The above quote is from Subcomandante Marcos, a leader of the revolutionary Zapatista rebel army in Mexico. It could well apply to the changes being experienced in the digital marketing areas and, in particular, in the social media. Marketers and brand curators are having great difficulty in adapting to the
new world of knowledgeable buyers who are doing their research long before the salesman gets a chance to use his persuasive skills.

Social media scares the pants off many CEO’s. What if my employees start writing inappropriate messages? Will it allow disgruntled buyers to write nasty things about our product? A few forward-looking company heads start writing a blog but soon realise that they have not enough to say to fill this column regularly and one ends up with stagnant piece written six month ago. Others, in desperation, start filling it with nonsense which ultimately damages their personal reputation.
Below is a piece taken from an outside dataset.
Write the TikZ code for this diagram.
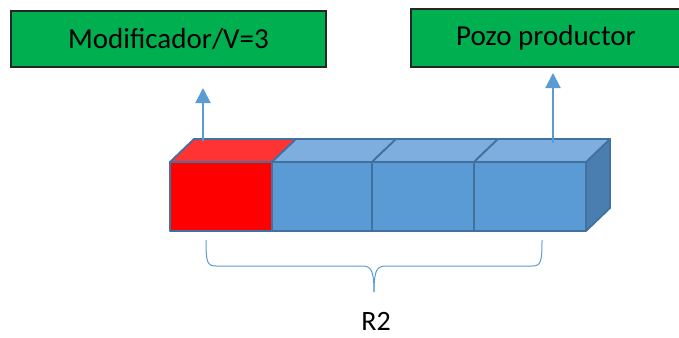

Social media does pose threats but they can be managed. Staff need to be told clearly the company policy on social media comments to avoid embarrassing their employer or projecting a brand personality which is at odds with the one carefully engineered over the years. Consumer complaints need to be addressed by someone designated to respond appropriately. We should be welcoming negative feedback as this helps a firm improve its service levels or product design.

The CEO has to understand that he is the face of the company and the reputation of both requires him to treat social media seriously. He doesn’t have to send a Tweet about where he is having lunch or upload a photograph of his Sole Meuniére. According to Huthwaite, the well-respected management advisory company, CEO’s who appear prominently and regularly on social media sites build trust for their company and enhance their own reputation. And these should be good enough reasons for you to take this engagement opportunity seriously.